▶ [What you have to do]
Return the listing below verbatim. Pictures do not belong in the copy.

· · · ·

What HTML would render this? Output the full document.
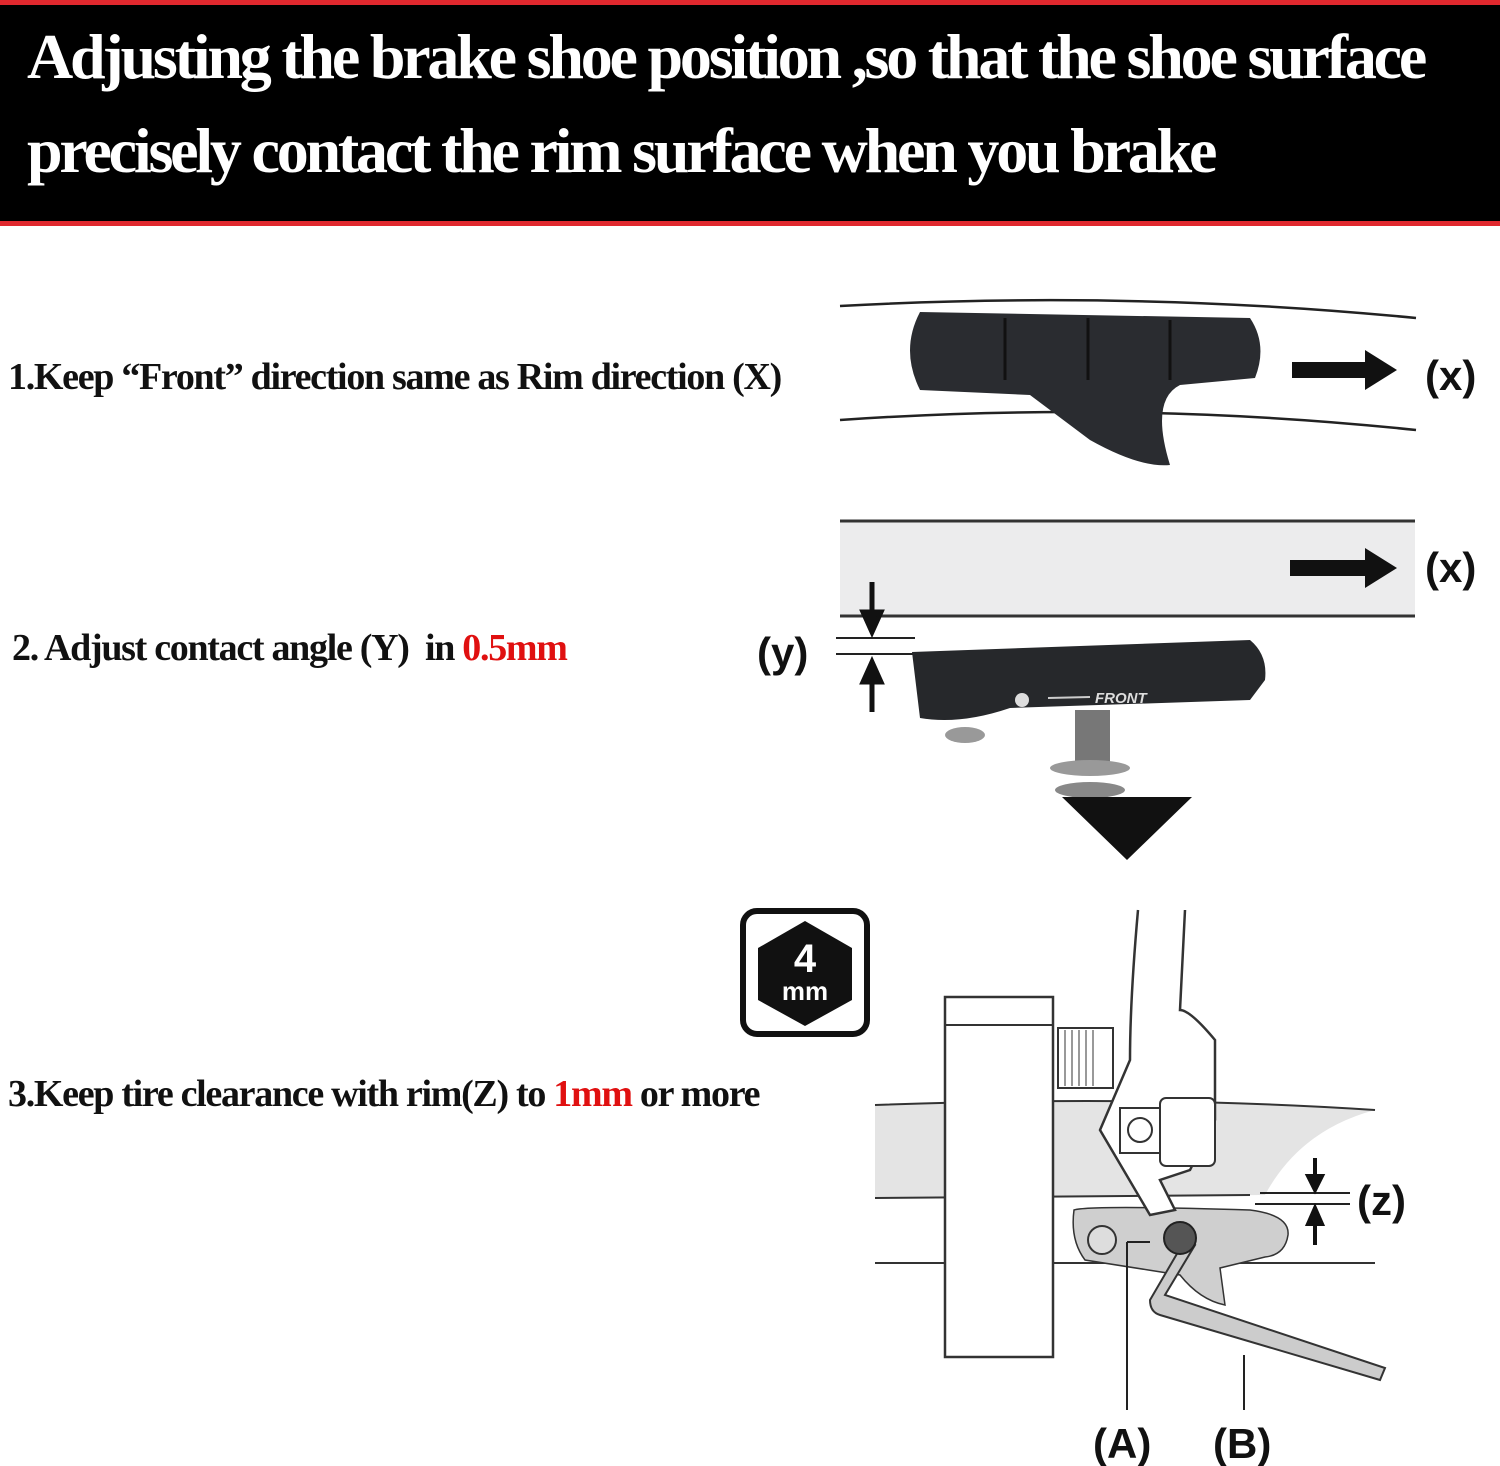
<!DOCTYPE html>
<html><head><meta charset="utf-8"><style>
html,body{margin:0;padding:0;background:#fff;}
body{width:1500px;height:1466px;position:relative;overflow:hidden;font-family:"Liberation Serif",serif;}
.hdr{position:absolute;left:0;top:0;width:1500px;height:226px;background:#000;border-top:5px solid #e0282e;border-bottom:5px solid #e0282e;box-sizing:border-box;}
.h{position:absolute;left:27px;color:#fff;font-weight:bold;font-size:64px;letter-spacing:-3.2px;white-space:nowrap;}
.t{position:absolute;color:#111;font-weight:bold;font-size:38px;letter-spacing:-1.3px;white-space:nowrap;}
.r{color:#e01010}
svg{position:absolute;left:0;top:0}
</style></head><body>
<div class="hdr"></div>
<div class="h" style="top:20px">Adjusting the brake shoe position ,so that the shoe surface</div>
<div class="h" style="top:114px">precisely contact the rim surface when you brake</div>
<div class="t" style="left:8px;top:355px">1.Keep “Front” direction same as Rim direction (X)</div>
<div class="t" style="left:12px;top:626px">2. Adjust contact angle (Y)&nbsp; in <span class="r">0.5mm</span></div>
<div class="t" style="left:8px;top:1072px">3.Keep tire clearance with rim(Z) to <span class="r">1mm</span> or more</div>
<svg width="1500" height="1466" viewBox="0 0 1500 1466" font-family="Liberation Sans, sans-serif" font-weight="bold">
<path d="M840 306 Q1130 290 1416 318" stroke="#222" stroke-width="2.5" fill="none"/>
<path d="M840 420 Q1130 400 1416 430" stroke="#222" stroke-width="2.5" fill="none"/>
<path d="M920 312 L1250 318 Q1268 345 1255 378 L1180 385 Q1150 400 1170 465 Q1140 468 1090 440 L1030 395 L920 390 Q900 350 920 312Z" fill="#2a2c30"/>
<g stroke="#111" stroke-width="3"><line x1="1005" y1="318" x2="1005" y2="380"/><line x1="1088" y1="318" x2="1088" y2="380"/><line x1="1170" y1="320" x2="1170" y2="380"/></g>
<polygon points="1292,362 1365,362 1365,350 1397,370 1365,390 1365,378 1292,378" fill="#111"/>
<text x="1425" y="390" font-size="42" fill="#111">(x)</text>
<rect x="840" y="520" width="575" height="96" fill="#ececed"/>
<line x1="840" y1="521" x2="1415" y2="521" stroke="#333" stroke-width="3"/>
<line x1="840" y1="616" x2="1415" y2="616" stroke="#333" stroke-width="3"/>
<polygon points="1290,560 1365,560 1365,548 1397,568 1365,588 1365,576 1290,576" fill="#111"/>
<text x="1425" y="582" font-size="42" fill="#111">(x)</text>
<text x="757" y="667" font-size="42" fill="#111">(y)</text>
<line x1="836" y1="638" x2="915" y2="638" stroke="#222" stroke-width="2"/>
<line x1="836" y1="654" x2="915" y2="654" stroke="#222" stroke-width="2"/>
<path d="M872 582 V615 M863 612 L872 632 L881 612Z" stroke="#111" stroke-width="5" fill="#111"/>
<path d="M872 712 V680 M863 682 L872 662 L881 682Z" stroke="#111" stroke-width="5" fill="#111"/>
<path d="M912 652 L1250 640 Q1268 655 1265 680 L1250 700 L1010 708 Q960 725 920 718 Z" fill="#26282b"/>
<text x="1095" y="703" font-size="15" fill="#ddd" font-style="italic">FRONT</text>
<line x1="1048" y1="698" x2="1090" y2="697" stroke="#ccc" stroke-width="2"/>
<circle cx="1022" cy="700" r="7" fill="#ddd"/>
<rect x="1075" y="710" width="35" height="60" fill="#777"/>
<ellipse cx="1090" cy="768" rx="40" ry="8" fill="#999"/>
<ellipse cx="1090" cy="790" rx="35" ry="8" fill="#888"/>
<ellipse cx="965" cy="735" rx="20" ry="8" fill="#999"/>
<polygon points="1062,797 1192,797 1127,860" fill="#111"/>
<rect x="743" y="911" width="124" height="123" rx="14" fill="#fff" stroke="#111" stroke-width="6"/>
<polygon points="805,921 852,948 852,1000 805,1026 758,1000 758,948" fill="#111"/>
<text x="805" y="972" font-size="40" fill="#fff" text-anchor="middle">4</text>
<text x="805" y="1000" font-size="26" fill="#fff" text-anchor="middle">mm</text>
<path d="M875 1105 Q1150 1095 1375 1110 Q1300 1130 1265 1195 L875 1198Z" fill="#e4e4e4"/>
<path d="M875 1105 Q1150 1095 1375 1110" stroke="#333" stroke-width="2" fill="none"/>
<line x1="875" y1="1198" x2="1250" y2="1195" stroke="#333" stroke-width="2"/>
<line x1="875" y1="1263" x2="1375" y2="1263" stroke="#333" stroke-width="2"/>
<rect x="945" y="997" width="108" height="360" fill="#fff" stroke="#333" stroke-width="2.5"/>
<line x1="945" y1="1025" x2="1053" y2="1025" stroke="#333" stroke-width="2"/>
<rect x="1058" y="1028" width="55" height="60" fill="#fff" stroke="#333" stroke-width="2"/>
<g stroke="#333" stroke-width="1"><line x1="1065" y1="1030" x2="1065" y2="1086"/><line x1="1072" y1="1030" x2="1072" y2="1086"/><line x1="1079" y1="1030" x2="1079" y2="1086"/><line x1="1086" y1="1030" x2="1086" y2="1086"/><line x1="1093" y1="1030" x2="1093" y2="1086"/></g>
<path d="M1074 1210 Q1090 1205 1250 1210 Q1290 1215 1288 1235 Q1285 1255 1265 1257 L1220 1268 L1225 1305 Q1200 1300 1180 1275 L1085 1260 Q1070 1240 1074 1210Z" fill="#cfcfcf" stroke="#333" stroke-width="1.5"/>
<circle cx="1102" cy="1240" r="14" fill="#ddd" stroke="#333" stroke-width="2"/>
<path d="M1138 910 Q1130 1000 1130 1060 L1100 1130 L1150 1215 L1175 1210 L1160 1180 L1190 1170 L1215 1120 L1215 1040 Q1190 1010 1180 1010 L1185 910" fill="#fff" stroke="#333" stroke-width="2.5"/>
<rect x="1120" y="1108" width="40" height="45" fill="#fff" stroke="#333" stroke-width="2"/>
<circle cx="1140" cy="1130" r="12" fill="#fff" stroke="#333" stroke-width="2"/>
<rect x="1160" y="1098" width="55" height="68" rx="6" fill="#fff" stroke="#333" stroke-width="2"/>
<path d="M1185 1240 L1150 1300 Q1150 1312 1160 1315 L1380 1380 L1385 1368 L1165 1295 L1195 1245Z" fill="#ccc" stroke="#333" stroke-width="2"/>
<circle cx="1180" cy="1238" r="16" fill="#555" stroke="#222" stroke-width="2"/>
<line x1="1127" y1="1242" x2="1127" y2="1410" stroke="#222" stroke-width="2"/>
<line x1="1127" y1="1242" x2="1150" y2="1242" stroke="#222" stroke-width="2"/>
<line x1="1244" y1="1355" x2="1244" y2="1410" stroke="#222" stroke-width="2"/>
<text x="1093" y="1458" font-size="42" fill="#111">(A)</text>
<text x="1213" y="1458" font-size="42" fill="#111">(B)</text>
<line x1="1260" y1="1193" x2="1350" y2="1193" stroke="#222" stroke-width="2"/>
<line x1="1255" y1="1204" x2="1350" y2="1204" stroke="#222" stroke-width="2"/>
<path d="M1315 1158 V1180 M1308 1176 L1315 1190 L1322 1176Z" stroke="#111" stroke-width="4" fill="#111"/>
<path d="M1315 1245 V1222 M1308 1224 L1315 1208 L1322 1224Z" stroke="#111" stroke-width="4" fill="#111"/>
<text x="1357" y="1215" font-size="42" fill="#111">(z)</text>
</svg>
</body></html>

· · · ·

▶ [Result for this exercise]
What HTML would render this? Output the full document.
<!DOCTYPE html>
<html><head><meta charset="utf-8"><style>
html,body{margin:0;padding:0;background:#fff;}
body{width:1500px;height:1466px;position:relative;overflow:hidden;font-family:"Liberation Serif",serif;}
.hdr{position:absolute;left:0;top:0;width:1500px;height:226px;background:#000;border-top:5px solid #e0282e;border-bottom:5px solid #e0282e;box-sizing:border-box;}
.h{position:absolute;left:27px;color:#fff;font-weight:bold;font-size:64px;letter-spacing:-3.2px;white-space:nowrap;}
.t{position:absolute;color:#111;font-weight:bold;font-size:38px;letter-spacing:-1.3px;white-space:nowrap;}
.r{color:#e01010}
svg{position:absolute;left:0;top:0}
</style></head><body>
<div class="hdr"></div>
<div class="h" style="top:20px">Adjusting the brake shoe position ,so that the shoe surface</div>
<div class="h" style="top:114px">precisely contact the rim surface when you brake</div>
<div class="t" style="left:8px;top:355px">1.Keep “Front” direction same as Rim direction (X)</div>
<div class="t" style="left:12px;top:626px">2. Adjust contact angle (Y)&nbsp; in <span class="r">0.5mm</span></div>
<div class="t" style="left:8px;top:1072px">3.Keep tire clearance with rim(Z) to <span class="r">1mm</span> or more</div>
<svg width="1500" height="1466" viewBox="0 0 1500 1466" font-family="Liberation Sans, sans-serif" font-weight="bold">
<path d="M840 306 Q1130 290 1416 318" stroke="#222" stroke-width="2.5" fill="none"/>
<path d="M840 420 Q1130 400 1416 430" stroke="#222" stroke-width="2.5" fill="none"/>
<path d="M920 312 L1250 318 Q1268 345 1255 378 L1180 385 Q1150 400 1170 465 Q1140 468 1090 440 L1030 395 L920 390 Q900 350 920 312Z" fill="#2a2c30"/>
<g stroke="#111" stroke-width="3"><line x1="1005" y1="318" x2="1005" y2="380"/><line x1="1088" y1="318" x2="1088" y2="380"/><line x1="1170" y1="320" x2="1170" y2="380"/></g>
<polygon points="1292,362 1365,362 1365,350 1397,370 1365,390 1365,378 1292,378" fill="#111"/>
<text x="1425" y="390" font-size="42" fill="#111">(x)</text>
<rect x="840" y="520" width="575" height="96" fill="#ececed"/>
<line x1="840" y1="521" x2="1415" y2="521" stroke="#333" stroke-width="3"/>
<line x1="840" y1="616" x2="1415" y2="616" stroke="#333" stroke-width="3"/>
<polygon points="1290,560 1365,560 1365,548 1397,568 1365,588 1365,576 1290,576" fill="#111"/>
<text x="1425" y="582" font-size="42" fill="#111">(x)</text>
<text x="757" y="667" font-size="42" fill="#111">(y)</text>
<line x1="836" y1="638" x2="915" y2="638" stroke="#222" stroke-width="2"/>
<line x1="836" y1="654" x2="915" y2="654" stroke="#222" stroke-width="2"/>
<path d="M872 582 V615 M863 612 L872 632 L881 612Z" stroke="#111" stroke-width="5" fill="#111"/>
<path d="M872 712 V680 M863 682 L872 662 L881 682Z" stroke="#111" stroke-width="5" fill="#111"/>
<path d="M912 652 L1250 640 Q1268 655 1265 680 L1250 700 L1010 708 Q960 725 920 718 Z" fill="#26282b"/>
<text x="1095" y="703" font-size="15" fill="#ddd" font-style="italic">FRONT</text>
<line x1="1048" y1="698" x2="1090" y2="697" stroke="#ccc" stroke-width="2"/>
<circle cx="1022" cy="700" r="7" fill="#ddd"/>
<rect x="1075" y="710" width="35" height="60" fill="#777"/>
<ellipse cx="1090" cy="768" rx="40" ry="8" fill="#999"/>
<ellipse cx="1090" cy="790" rx="35" ry="8" fill="#888"/>
<ellipse cx="965" cy="735" rx="20" ry="8" fill="#999"/>
<polygon points="1062,797 1192,797 1127,860" fill="#111"/>
<rect x="743" y="911" width="124" height="123" rx="14" fill="#fff" stroke="#111" stroke-width="6"/>
<polygon points="805,921 852,948 852,1000 805,1026 758,1000 758,948" fill="#111"/>
<text x="805" y="972" font-size="40" fill="#fff" text-anchor="middle">4</text>
<text x="805" y="1000" font-size="26" fill="#fff" text-anchor="middle">mm</text>
<path d="M875 1105 Q1150 1095 1375 1110 Q1300 1130 1265 1195 L875 1198Z" fill="#e4e4e4"/>
<path d="M875 1105 Q1150 1095 1375 1110" stroke="#333" stroke-width="2" fill="none"/>
<line x1="875" y1="1198" x2="1250" y2="1195" stroke="#333" stroke-width="2"/>
<line x1="875" y1="1263" x2="1375" y2="1263" stroke="#333" stroke-width="2"/>
<rect x="945" y="997" width="108" height="360" fill="#fff" stroke="#333" stroke-width="2.5"/>
<line x1="945" y1="1025" x2="1053" y2="1025" stroke="#333" stroke-width="2"/>
<rect x="1058" y="1028" width="55" height="60" fill="#fff" stroke="#333" stroke-width="2"/>
<g stroke="#333" stroke-width="1"><line x1="1065" y1="1030" x2="1065" y2="1086"/><line x1="1072" y1="1030" x2="1072" y2="1086"/><line x1="1079" y1="1030" x2="1079" y2="1086"/><line x1="1086" y1="1030" x2="1086" y2="1086"/><line x1="1093" y1="1030" x2="1093" y2="1086"/></g>
<path d="M1074 1210 Q1090 1205 1250 1210 Q1290 1215 1288 1235 Q1285 1255 1265 1257 L1220 1268 L1225 1305 Q1200 1300 1180 1275 L1085 1260 Q1070 1240 1074 1210Z" fill="#cfcfcf" stroke="#333" stroke-width="1.5"/>
<circle cx="1102" cy="1240" r="14" fill="#ddd" stroke="#333" stroke-width="2"/>
<path d="M1138 910 Q1130 1000 1130 1060 L1100 1130 L1150 1215 L1175 1210 L1160 1180 L1190 1170 L1215 1120 L1215 1040 Q1190 1010 1180 1010 L1185 910" fill="#fff" stroke="#333" stroke-width="2.5"/>
<rect x="1120" y="1108" width="40" height="45" fill="#fff" stroke="#333" stroke-width="2"/>
<circle cx="1140" cy="1130" r="12" fill="#fff" stroke="#333" stroke-width="2"/>
<rect x="1160" y="1098" width="55" height="68" rx="6" fill="#fff" stroke="#333" stroke-width="2"/>
<path d="M1185 1240 L1150 1300 Q1150 1312 1160 1315 L1380 1380 L1385 1368 L1165 1295 L1195 1245Z" fill="#ccc" stroke="#333" stroke-width="2"/>
<circle cx="1180" cy="1238" r="16" fill="#555" stroke="#222" stroke-width="2"/>
<line x1="1127" y1="1242" x2="1127" y2="1410" stroke="#222" stroke-width="2"/>
<line x1="1127" y1="1242" x2="1150" y2="1242" stroke="#222" stroke-width="2"/>
<line x1="1244" y1="1355" x2="1244" y2="1410" stroke="#222" stroke-width="2"/>
<text x="1093" y="1458" font-size="42" fill="#111">(A)</text>
<text x="1213" y="1458" font-size="42" fill="#111">(B)</text>
<line x1="1260" y1="1193" x2="1350" y2="1193" stroke="#222" stroke-width="2"/>
<line x1="1255" y1="1204" x2="1350" y2="1204" stroke="#222" stroke-width="2"/>
<path d="M1315 1158 V1180 M1308 1176 L1315 1190 L1322 1176Z" stroke="#111" stroke-width="4" fill="#111"/>
<path d="M1315 1245 V1222 M1308 1224 L1315 1208 L1322 1224Z" stroke="#111" stroke-width="4" fill="#111"/>
<text x="1357" y="1215" font-size="42" fill="#111">(z)</text>
</svg>
</body></html>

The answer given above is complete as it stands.